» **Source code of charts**
+-------+

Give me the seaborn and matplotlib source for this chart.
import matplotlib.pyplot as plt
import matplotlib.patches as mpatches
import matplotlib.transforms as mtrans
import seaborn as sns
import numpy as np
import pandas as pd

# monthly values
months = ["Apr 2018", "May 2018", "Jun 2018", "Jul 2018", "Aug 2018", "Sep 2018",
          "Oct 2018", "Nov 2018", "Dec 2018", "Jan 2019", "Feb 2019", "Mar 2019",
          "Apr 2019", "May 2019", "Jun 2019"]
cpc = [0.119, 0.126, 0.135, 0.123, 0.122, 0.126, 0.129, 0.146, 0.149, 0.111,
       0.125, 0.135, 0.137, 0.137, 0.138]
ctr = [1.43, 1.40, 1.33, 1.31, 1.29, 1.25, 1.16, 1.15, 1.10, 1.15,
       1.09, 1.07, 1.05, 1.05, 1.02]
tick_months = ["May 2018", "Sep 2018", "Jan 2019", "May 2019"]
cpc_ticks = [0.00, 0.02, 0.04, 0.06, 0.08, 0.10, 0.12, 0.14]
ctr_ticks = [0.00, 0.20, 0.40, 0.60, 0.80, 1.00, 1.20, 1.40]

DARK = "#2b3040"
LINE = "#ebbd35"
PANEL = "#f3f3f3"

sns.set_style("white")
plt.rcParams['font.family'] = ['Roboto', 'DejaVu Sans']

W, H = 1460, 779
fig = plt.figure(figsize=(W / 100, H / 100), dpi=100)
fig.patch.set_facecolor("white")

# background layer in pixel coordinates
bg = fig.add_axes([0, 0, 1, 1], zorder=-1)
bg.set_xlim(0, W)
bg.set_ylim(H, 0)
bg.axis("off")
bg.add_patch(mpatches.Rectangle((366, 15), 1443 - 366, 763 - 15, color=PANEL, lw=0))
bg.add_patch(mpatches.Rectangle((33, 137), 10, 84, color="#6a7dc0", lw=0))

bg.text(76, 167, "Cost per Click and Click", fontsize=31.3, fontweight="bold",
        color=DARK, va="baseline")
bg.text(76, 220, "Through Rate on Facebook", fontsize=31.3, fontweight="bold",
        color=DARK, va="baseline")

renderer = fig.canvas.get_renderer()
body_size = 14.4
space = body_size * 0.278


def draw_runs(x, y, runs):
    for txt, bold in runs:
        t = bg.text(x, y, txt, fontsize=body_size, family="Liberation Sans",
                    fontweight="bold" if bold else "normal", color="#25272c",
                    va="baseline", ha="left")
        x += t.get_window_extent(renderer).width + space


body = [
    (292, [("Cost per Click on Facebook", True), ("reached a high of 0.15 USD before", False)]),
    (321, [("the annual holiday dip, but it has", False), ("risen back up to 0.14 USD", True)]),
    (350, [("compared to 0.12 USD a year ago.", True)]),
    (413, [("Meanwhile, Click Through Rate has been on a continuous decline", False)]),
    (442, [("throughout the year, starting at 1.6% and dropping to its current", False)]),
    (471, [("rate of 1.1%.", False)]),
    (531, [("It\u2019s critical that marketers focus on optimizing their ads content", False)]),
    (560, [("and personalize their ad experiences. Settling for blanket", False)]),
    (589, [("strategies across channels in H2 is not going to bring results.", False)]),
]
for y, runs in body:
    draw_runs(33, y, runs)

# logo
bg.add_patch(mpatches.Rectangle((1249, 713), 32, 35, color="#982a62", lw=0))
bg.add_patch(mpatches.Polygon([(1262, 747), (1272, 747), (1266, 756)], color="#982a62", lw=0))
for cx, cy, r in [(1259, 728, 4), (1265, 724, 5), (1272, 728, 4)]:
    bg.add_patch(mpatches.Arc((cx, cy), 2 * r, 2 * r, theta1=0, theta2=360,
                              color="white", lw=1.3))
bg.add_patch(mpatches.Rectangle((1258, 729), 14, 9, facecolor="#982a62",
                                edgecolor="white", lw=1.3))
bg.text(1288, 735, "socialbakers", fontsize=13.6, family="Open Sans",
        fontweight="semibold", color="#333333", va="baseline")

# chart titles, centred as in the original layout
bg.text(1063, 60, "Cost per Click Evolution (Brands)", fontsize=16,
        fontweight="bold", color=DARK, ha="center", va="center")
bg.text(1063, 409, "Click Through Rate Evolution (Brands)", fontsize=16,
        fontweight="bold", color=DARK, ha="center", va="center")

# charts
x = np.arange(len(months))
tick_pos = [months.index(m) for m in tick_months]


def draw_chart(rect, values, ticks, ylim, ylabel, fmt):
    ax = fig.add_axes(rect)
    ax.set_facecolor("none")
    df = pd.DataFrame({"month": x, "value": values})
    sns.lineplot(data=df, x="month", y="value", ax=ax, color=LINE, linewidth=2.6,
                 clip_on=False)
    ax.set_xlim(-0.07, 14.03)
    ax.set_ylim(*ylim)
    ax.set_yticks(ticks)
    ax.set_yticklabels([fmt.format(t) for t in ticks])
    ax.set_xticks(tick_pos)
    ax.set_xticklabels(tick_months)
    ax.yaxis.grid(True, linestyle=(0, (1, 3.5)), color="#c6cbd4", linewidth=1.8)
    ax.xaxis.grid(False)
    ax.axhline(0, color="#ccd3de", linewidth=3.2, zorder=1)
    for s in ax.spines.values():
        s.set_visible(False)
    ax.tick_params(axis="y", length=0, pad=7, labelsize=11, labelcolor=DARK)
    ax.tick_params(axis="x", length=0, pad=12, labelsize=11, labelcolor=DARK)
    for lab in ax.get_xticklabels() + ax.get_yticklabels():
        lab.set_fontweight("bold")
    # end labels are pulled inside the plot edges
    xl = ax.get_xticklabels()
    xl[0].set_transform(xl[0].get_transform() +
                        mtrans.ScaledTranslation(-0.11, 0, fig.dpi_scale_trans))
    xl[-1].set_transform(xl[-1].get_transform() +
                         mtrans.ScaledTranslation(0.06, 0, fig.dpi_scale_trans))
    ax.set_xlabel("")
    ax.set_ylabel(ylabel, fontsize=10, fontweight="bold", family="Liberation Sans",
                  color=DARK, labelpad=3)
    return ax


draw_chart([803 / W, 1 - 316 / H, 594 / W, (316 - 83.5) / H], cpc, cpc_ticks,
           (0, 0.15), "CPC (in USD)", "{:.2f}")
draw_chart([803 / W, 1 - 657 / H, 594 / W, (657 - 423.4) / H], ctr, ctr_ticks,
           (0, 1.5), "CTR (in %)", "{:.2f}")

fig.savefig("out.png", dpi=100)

+-------+

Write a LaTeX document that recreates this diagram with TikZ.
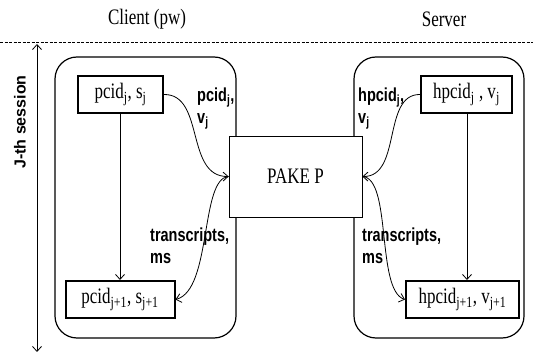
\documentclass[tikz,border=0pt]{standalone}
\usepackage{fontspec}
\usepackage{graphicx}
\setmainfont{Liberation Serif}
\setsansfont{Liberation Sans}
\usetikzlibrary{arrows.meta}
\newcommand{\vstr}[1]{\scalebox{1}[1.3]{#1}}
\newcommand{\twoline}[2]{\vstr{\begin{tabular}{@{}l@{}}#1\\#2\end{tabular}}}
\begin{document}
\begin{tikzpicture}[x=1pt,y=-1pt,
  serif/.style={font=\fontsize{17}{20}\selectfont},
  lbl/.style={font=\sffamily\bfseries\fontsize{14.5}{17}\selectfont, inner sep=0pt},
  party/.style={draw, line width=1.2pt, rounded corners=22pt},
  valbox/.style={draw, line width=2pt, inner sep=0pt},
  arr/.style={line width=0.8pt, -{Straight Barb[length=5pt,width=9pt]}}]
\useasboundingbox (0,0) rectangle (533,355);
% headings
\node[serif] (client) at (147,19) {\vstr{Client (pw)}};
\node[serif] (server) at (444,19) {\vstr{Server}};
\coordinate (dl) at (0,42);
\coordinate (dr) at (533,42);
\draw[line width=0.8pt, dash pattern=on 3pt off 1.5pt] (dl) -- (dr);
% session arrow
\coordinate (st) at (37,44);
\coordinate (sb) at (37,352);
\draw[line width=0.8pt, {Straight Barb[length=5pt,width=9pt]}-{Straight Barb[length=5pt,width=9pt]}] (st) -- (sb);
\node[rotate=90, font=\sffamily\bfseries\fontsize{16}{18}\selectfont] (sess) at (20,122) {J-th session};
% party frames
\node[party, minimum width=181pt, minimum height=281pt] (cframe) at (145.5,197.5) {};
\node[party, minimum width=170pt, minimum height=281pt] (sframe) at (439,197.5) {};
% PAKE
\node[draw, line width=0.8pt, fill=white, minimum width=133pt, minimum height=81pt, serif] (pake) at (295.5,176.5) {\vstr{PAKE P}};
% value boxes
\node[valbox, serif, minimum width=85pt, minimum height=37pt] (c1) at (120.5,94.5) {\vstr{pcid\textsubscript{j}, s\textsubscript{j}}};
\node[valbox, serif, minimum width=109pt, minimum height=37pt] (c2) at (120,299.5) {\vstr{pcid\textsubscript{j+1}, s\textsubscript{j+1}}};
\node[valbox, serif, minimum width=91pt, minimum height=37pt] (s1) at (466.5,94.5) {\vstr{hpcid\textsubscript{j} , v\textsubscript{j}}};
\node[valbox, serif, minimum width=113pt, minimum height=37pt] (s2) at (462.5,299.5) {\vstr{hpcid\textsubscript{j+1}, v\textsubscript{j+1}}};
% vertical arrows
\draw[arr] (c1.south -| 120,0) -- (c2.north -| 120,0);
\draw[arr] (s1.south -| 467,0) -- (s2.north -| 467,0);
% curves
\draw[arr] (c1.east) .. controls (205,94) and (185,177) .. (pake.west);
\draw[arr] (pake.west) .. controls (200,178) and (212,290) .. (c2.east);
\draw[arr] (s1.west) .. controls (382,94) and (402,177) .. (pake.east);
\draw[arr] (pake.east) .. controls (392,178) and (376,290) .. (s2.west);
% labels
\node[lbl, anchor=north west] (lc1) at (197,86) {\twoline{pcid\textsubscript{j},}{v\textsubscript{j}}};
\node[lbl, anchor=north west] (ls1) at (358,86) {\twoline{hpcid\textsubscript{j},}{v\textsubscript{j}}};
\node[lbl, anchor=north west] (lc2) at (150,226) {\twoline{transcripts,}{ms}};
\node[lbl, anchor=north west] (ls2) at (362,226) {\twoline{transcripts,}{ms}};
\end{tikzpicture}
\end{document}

+-------+

» **Stated task**
Starting at the line that contains "Give me the" and stopping at the line that contains "import pandas as pd", transcribe the lines exactly; both boundary lines are to be included.

» **Complete answer**
Give me the seaborn and matplotlib source for this chart.
import matplotlib.pyplot as plt
import matplotlib.patches as mpatches
import matplotlib.transforms as mtrans
import seaborn as sns
import numpy as np
import pandas as pd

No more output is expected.